Packaged foods are a cause of stress to many a grocery shopper these days. Use the helpful guide below to help you navigate your supermarket’s trickiest label claims. We'll be adding more all the time.

Label Reading Hint: Beware the clever adjective!  

Lite Potato Crisps vs. Potato Chips; Grandma’s Homemade Chocolate Chip Cookies vs. Chocolate Chip Cookies; All-Natural Lemon Frosting vs. Lemon Frosting; Artisan Cheese Bakes vs. Cheese Puffs. Descriptive language may make you think something is either healthier or more delicious than it really is. Think beyond the marketing copy.

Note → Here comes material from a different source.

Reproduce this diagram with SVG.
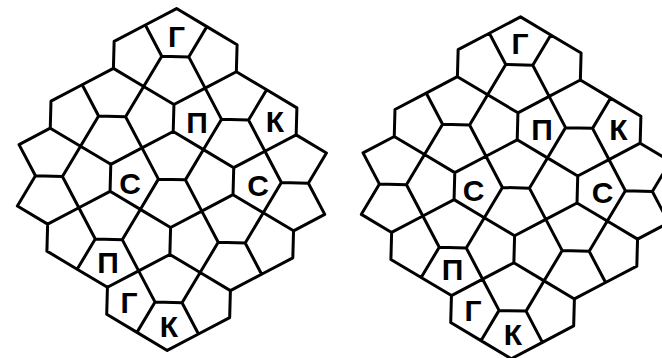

"Free range" refers to chickens being allowed to range freely outdoors where they can eat whatever grass, weed seeds, insects and worms they choose. This results in more nutritious eggs and meat for consumers, and more healthy, humane conditions for the birds. Some producers abuse this term and label their eggs as “free range” when in fact all they have done is open a door to allow their chickens to range in an outdoor area of bare dirt or concrete, with no pasture in sight. Some producers choose a modified system that involves keeping birds safe from predators by confining them in pens or inside electric fencing, and moving the pens frequently onto fresh pastures. Thus, pastured birds may be true free-range or penned, but either system is correctly referred to as “pastured.” And either system is a better choice than products that come from industrial factory farm conditions. (From Free-Range vs. Pastured: Chicken and Eggs; To learn more about egg cartons, see How to Decode Egg Cartons.)

Grass-fed animals have access to pasture for grazing, but the presence of this term on meat labels does not tell you how long the animals had such access. Grass finished animals must have been fed exclusively on grass, which is the natural diet of a ruminant (grazing) animal, for at least 90 days prior to slaughter. Check out some of the benefits of grass-based farming from The Amazing Benefits of Grass-Fed Meat:

  • More humane animal treatment
  • More nutritious meat and dairy products
  • Reduced flooding and soil erosion
  • Increased groundwater recharge
  • More sustainable manure management
  • Less E. coli food poisoning
  • More fertile soil and more nutritious forages
  • More diverse and healthier ecosystems
  • Reduced use of chemical fertilizers and pesticides to grow unsustainable corn and soy 

There is no set a definition for "natural," even though you'll find it on numerous food packages.